Cottage Life is a Canadian magazine focusing on cottage lifestyle content. First published in the summer of 1988, the publication features how-to articles, buying guides, and tips on aspects of cottage living and lifestyle.

Formally published by Quarto Communications, the magazine is currently owned by Cottage Life Media Inc., a subsidiary of Blue Ant Media.

==Spin-offs==
The first extension of the Cottage Life brand was the Spring Cottage Life Show, which was first held in 1994 and has been held every spring since.
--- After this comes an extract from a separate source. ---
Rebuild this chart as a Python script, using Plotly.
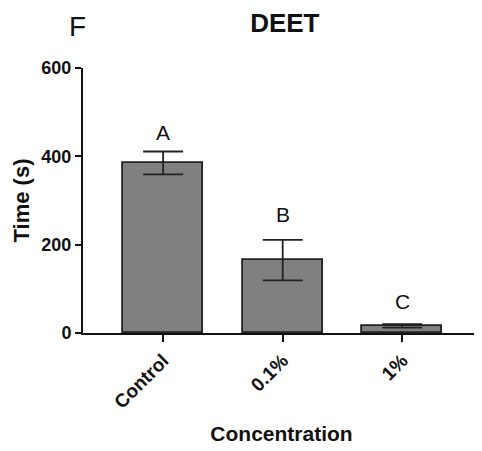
import plotly.graph_objects as go

categories = ["Control", "0.1%", "1%"]
means = [385, 165, 16]
errors = [26, 46, 4]
letters = ["A", "B", "C"]
letter_y = [455, 268, 71]
y_ticks = [0, 200, 400, 600]

FONT = "Liberation Sans, Arial, sans-serif"
INK = "#111111"

fig = go.Figure()
fig.add_trace(go.Bar(
    x=list(range(len(categories))), y=means, width=0.667,
    marker=dict(color="#808080", line=dict(color="#222222", width=1.8)),
    error_y=dict(type="data", array=errors, visible=True, color="#222222", thickness=1.8, width=20),
))
for i, (l, ly) in enumerate(zip(letters, letter_y)):
    fig.add_annotation(x=i, y=ly, text=l, showarrow=False,
                       font=dict(family=FONT, size=21, color=INK))

fig.add_annotation(xref="paper", yref="paper", x=-0.013, y=1.222, text="F", showarrow=False,
                   font=dict(family=FONT, size=28, color=INK), xanchor="center", yanchor="top")

fig.update_layout(
    width=474, height=443,
    margin=dict(l=75, r=2, t=60, b=118),
    paper_bgcolor="white", plot_bgcolor="white",
    showlegend=False,
    title=dict(text="<b>DEET</b>", x=0.584, xanchor="center", y=0.966, yanchor="middle",
               font=dict(family=FONT, size=26, color=INK)),
    font=dict(family=FONT, color=INK),
    bargap=0,
)
fig.update_xaxes(
    automargin=False,
    range=[-0.67, 2.65], tickmode="array", tickvals=list(range(len(categories))),
    ticktext=["<b>%s</b>" % c for c in categories], tickangle=-45,
    ticks="outside", ticklen=7, tickwidth=2, tickcolor=INK,
    showline=True, linecolor=INK, linewidth=2, showgrid=False, zeroline=False,
    tickfont=dict(family=FONT, size=19, color=INK),
    title=dict(text="<b>Concentration</b>", font=dict(family=FONT, size=21, color=INK), standoff=15),
)
fig.update_yaxes(
    automargin=False,
    range=[0, 600], tickmode="array", tickvals=y_ticks,
    ticktext=["<b>%d</b>" % v for v in y_ticks],
    ticks="outside", ticklen=6, tickwidth=2, tickcolor=INK,
    showline=True, linecolor=INK, linewidth=2, showgrid=False, zeroline=False,
    tickfont=dict(family=FONT, size=18, color=INK),
    title=dict(text="<b>Time (s)</b>", font=dict(family=FONT, size=22, color=INK), standoff=6),
)

fig.write_html("out.html")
In 2004, The Fall Cottage Life Show was launched to cater to the growing popularity of year-round cottaging.

In July 2011, Blue Ant Media purchased a 15% interest in Quarto Communications. Quarto was granted a license for a Category B service known as Cottage Life Television in November 2011, which would be focused on programming dealing with cottage communities and lifestyles. Four months after announcing its intent to acquire Bold, a re-brand of the former CBC Country Canada channel (which was a joint venture with Corus Entertainment), Blue Ant would later purchase the remaining shares in Quarto Communication and rename the company Cottage Life Media. Bold would subsequently relaunch as Cottage Life on September 4, 2013.